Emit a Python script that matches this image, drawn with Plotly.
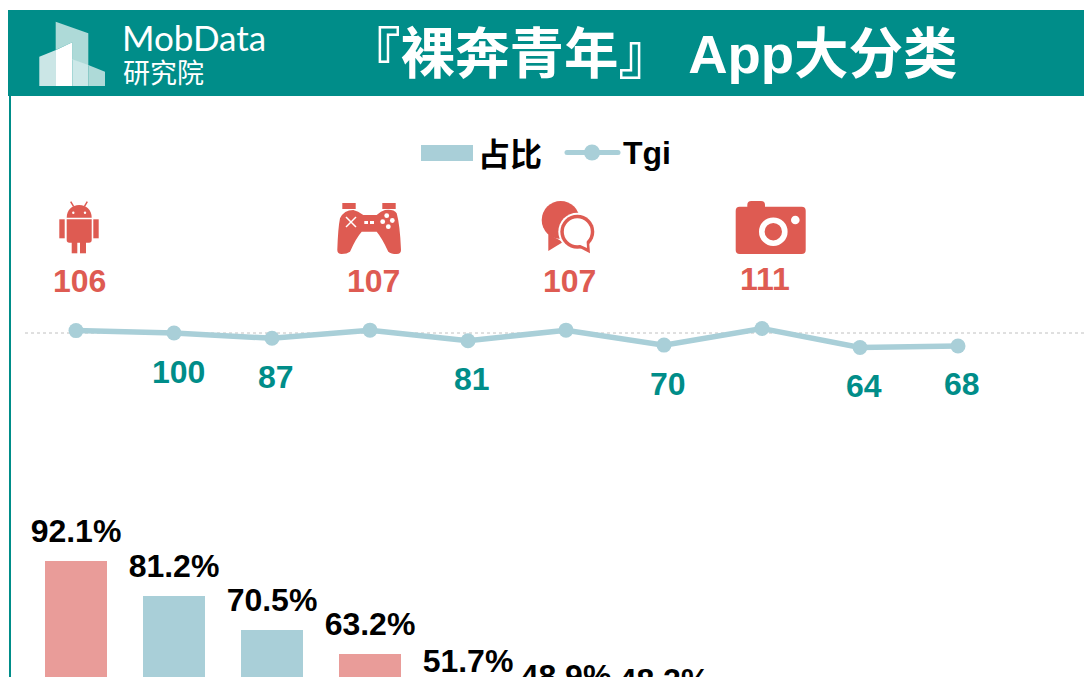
import plotly.graph_objects as go

# ---- data ----
positions = list(range(10))
share_values = [92.1, 81.2, 70.5, 63.2, 51.7, 48.9, 48.2]
tgi_values = [106, 100, 87, 107, 81, 107, 70, 111, 64, 68]
title_text = "『裸奔青年』 App大分类"

# ---- style ----
TEAL = "#008D89"
RED = "#DE5B52"
PINK = "#E99C99"
BLUE = "#A9CFD8"
FONT = "Liberation Sans, Arial, Noto Sans CJK SC, sans-serif"
label_drop = [0, 0, 0, 0, 0, 4, 6]   # px, hand-nudged labels in the reference
LABEL_AXIS_SHIFT = 43
W, H = 1084, 677
BAR_SCALE = 3.218
BAR_ZERO_PX = 857

fig = go.Figure()
fig.add_trace(go.Bar(
    x=positions[:len(share_values)], y=share_values, width=0.633,
    marker=dict(color=[PINK if tgi_values[i] > 100 else BLUE for i in range(len(share_values))], line_width=0),
    showlegend=False, hoverinfo="skip"))
fig.add_trace(go.Scatter(
    x=positions[:len(share_values)], y=share_values, yaxis="y4", mode="markers+text",
    text=[f"{v}%" for v in share_values], textposition="bottom center",
    marker=dict(size=[2 * d for d in label_drop], opacity=0),
    textfont=dict(family=FONT, size=32, color="#000000", weight="bold"),
    cliponaxis=False, showlegend=False, hoverinfo="skip"))
fig.add_trace(go.Scatter(
    x=positions, y=tgi_values, yaxis="y2", mode="lines+markers",
    line=dict(color=BLUE, width=5.5), marker=dict(color=BLUE, size=15),
    showlegend=False, hoverinfo="skip"))
fig.add_trace(go.Scatter(x=[None], y=[None], xaxis="x2", yaxis="y3", showlegend=False, hoverinfo="skip"))

shapes = []
def rect(x0, y0, x1, y1, color, layer="above"):
    shapes.append(dict(type="rect", xref="x2", yref="y3", x0=x0, y0=y0, x1=x1, y1=y1,
                       fillcolor=color, line_width=0, layer=layer))
def circle(cx, cy, r, color):
    shapes.append(dict(type="circle", xref="x2", yref="y3", x0=cx - r, y0=cy - r, x1=cx + r, y1=cy + r,
                       fillcolor=color, line_width=0, layer="above"))
def path(d, color):
    shapes.append(dict(type="path", xref="x2", yref="y3", path=d, fillcolor=color, line_width=0, layer="above"))
def stroke(x0, y0, x1, y1, color, w):
    shapes.append(dict(type="line", xref="x2", yref="y3", x0=x0, y0=y0, x1=x1, y1=y1,
                       line=dict(color=color, width=w), layer="above"))

# header and left rule
rect(8, 10, W, 96, TEAL)
rect(9, 96, 11, H, TEAL)

# logo
path("M55.7,21.7 L88.3,33.3 L88.3,66 L72.3,60 L72.3,42.3 L55.7,50 Z", "#AEDAD8")
path("M39.3,56.7 L56,50 L56,86 L39.3,86 Z", "#CBE6E6")
path("M56,50 L72.3,42.3 L72.3,86 L56,86 Z", "#FFFFFF")
path("M72.3,59.3 L88.3,65 L88.3,86 L72.3,86 Z", "#CCE8E8")
path("M88.3,65 L105,71.7 L105,86 L88.3,86 Z", "#AEDAD8")

# dashed reference line at tgi = 100
shapes.append(dict(type="line", xref="x2", yref="y2", x0=25, x1=W, y0=100, y1=100,
                   line=dict(color="#C0C0C0", width=1, dash="3px,3px"), layer="below"))

# legend swatches
rect(421, 145, 473, 161, BLUE)
stroke(567, 152.5, 618, 152.5, BLUE, 5)
circle(567, 152.5, 2.5, BLUE)
circle(618, 152.5, 2.5, BLUE)
circle(592, 152.5, 8, BLUE)

# android icon
path("M66.7,217.7 C66.7,210 72,205 79.2,205 C86.4,205 91.7,210 91.7,217.7 Z", RED)
path("M66.7,219.3 L91.7,219.3 L91.7,240 Q91.7,242.7 89,242.7 L69.4,242.7 Q66.7,242.7 66.7,240 Z", RED)
rect(59.3, 219.3, 64.7, 238.3, RED)
rect(93.3, 219.3, 98.7, 238.3, RED)
rect(71.7, 242, 77.3, 253.3, RED)
rect(80, 242, 86, 253.3, RED)
stroke(70.7, 201.7, 73.7, 206.7, RED, 1.5)
stroke(87.3, 201.7, 84.3, 206.7, RED, 1.5)
circle(73.3, 212.7, 1.2, "#FFFFFF")
circle(85, 212.7, 1.2, "#FFFFFF")

# gamepad icon
rect(342.3, 203, 355.7, 209, RED)
rect(382.3, 203, 395.7, 209, RED)
path("M353.3,210 Q358,211 363.3,215 L376.7,215 Q381,211 385,210 Q394,209 396.7,213.3 "
     "Q400,225 401,250 Q401,254 396.7,254 Q391,254 388.3,251.7 Q382,238 376.7,231.7 L361.7,231.7 "
     "Q356,238 350,251.7 Q347,254 341.7,254 Q337.3,254 337.3,250 Q338,228 340,218.3 Q344,210 353.3,210 Z", RED)
stroke(346, 217, 356, 227, "#FFFFFF", 1.5)
stroke(356, 217, 346, 227, "#FFFFFF", 1.5)
rect(364.3, 221, 368, 224, "#FFFFFF")
rect(370, 221, 374, 224, "#FFFFFF")
circle(386.7, 215.7, 2.4, "#FFFFFF")
circle(392.3, 220.5, 2.4, "#FFFFFF")
circle(388.3, 226.7, 2.4, "#FFFFFF")
circle(382.7, 221.7, 2.4, "#FFFFFF")

# chat icon
circle(560.7, 220, 19, RED)
path("M548.3,234 L548.3,251 L563,242 Z", RED)
circle(577.3, 231.7, 19, "#FFFFFF")
circle(577.3, 231.7, 17, RED)
path("M589,240 L590,253.3 L576,246 Z", RED)
circle(577.3, 231.7, 13.5, "#FFFFFF")
path("M586.5,240 L587,248 L578,244 Z", "#FFFFFF")

# camera icon
path("M739.7,206.7 L801.7,206.7 Q805.7,206.7 805.7,210.7 L805.7,250 Q805.7,254 801.7,254 "
     "L739.7,254 Q735.7,254 735.7,250 L735.7,210.7 Q735.7,206.7 739.7,206.7 Z", RED)
path("M747.3,207 L747.3,205 Q747.3,201 751.3,201 L761,201 Q765,201 765,205 L765,207 Z", RED)
circle(773.3, 231.7, 14.3, "#FFFFFF")
circle(773.3, 231.7, 8.7, RED)
circle(795.3, 220, 4.3, "#FFFFFF")

anns = []
def text(x, y, s, size, color, bold=True, family=FONT):
    anns.append(dict(xref="x2", yref="y3", x=x, y=y, text=f"<b>{s}</b>" if bold else s, showarrow=False,
                     font=dict(family=family, size=size, color=color), xanchor="center", yanchor="middle"))

text(651.5, 54, title_text, 54.5, "#FFFFFF")
text(193.5, 37, "MobData", 35, "#FFFFFF", bold=False, family="Lato, Noto Sans, sans-serif")
text(163.5, 71, "研究院", 27, "#FFFFFF", bold=False, family="Noto Sans CJK SC, sans-serif")
text(510, 155, "占比", 32, "#000000")
text(647, 153, "Tgi", 32, "#000000")

for p, v in zip(positions, tgi_values):
    hi = v > 100
    anns.append(dict(xref="x", yref="y2", x=p, y=v, xshift=3 if hi else 4, yshift=49.5 if hi else -38.5,
                     text=f"<b>{v}</b>", showarrow=False, xanchor="center", yanchor="middle",
                     font=dict(family=FONT, size=32, color=RED if hi else TEAL)))

hidden = dict(visible=False, fixedrange=True)
fig.update_layout(
    width=W, height=H, margin=dict(l=0, r=0, t=0, b=0), autosize=False,
    paper_bgcolor="#FFFFFF", plot_bgcolor="rgba(0,0,0,0)", bargap=0,
    xaxis=dict(range=[-76 / 98, (W - 76) / 98], **hidden),
    yaxis=dict(range=[(BAR_ZERO_PX - H) / BAR_SCALE, BAR_ZERO_PX / BAR_SCALE], **hidden),
    yaxis2=dict(range=[100 - (H - 333) / 0.404, 100 + 333 / 0.404], overlaying="y", **hidden),
    xaxis2=dict(range=[0, W], overlaying="x", anchor="y3", **hidden),
    yaxis3=dict(range=[H, 0], overlaying="y", anchor="x2", **hidden),
    yaxis4=dict(range=[(BAR_ZERO_PX - LABEL_AXIS_SHIFT - H) / BAR_SCALE,
                       (BAR_ZERO_PX - LABEL_AXIS_SHIFT) / BAR_SCALE], overlaying="y", **hidden),
    shapes=shapes, annotations=anns,
)
fig.write_html("out.html", config=dict(displayModeBar=False),
               post_script="document.body.style.margin='0';document.documentElement.style.overflow='hidden';")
# # #
Direction: Extract, word for word, each line from the top of the data down to and including the line with "BAR_ZERO_PX = 857"; skip the pictures.

The result:
Emit a Python script that matches this image, drawn with Plotly.
import plotly.graph_objects as go

# ---- data ----
positions = list(range(10))
share_values = [92.1, 81.2, 70.5, 63.2, 51.7, 48.9, 48.2]
tgi_values = [106, 100, 87, 107, 81, 107, 70, 111, 64, 68]
title_text = "『裸奔青年』 App大分类"

# ---- style ----
TEAL = "#008D89"
RED = "#DE5B52"
PINK = "#E99C99"
BLUE = "#A9CFD8"
FONT = "Liberation Sans, Arial, Noto Sans CJK SC, sans-serif"
label_drop = [0, 0, 0, 0, 0, 4, 6]   # px, hand-nudged labels in the reference
LABEL_AXIS_SHIFT = 43
W, H = 1084, 677
BAR_SCALE = 3.218
BAR_ZERO_PX = 857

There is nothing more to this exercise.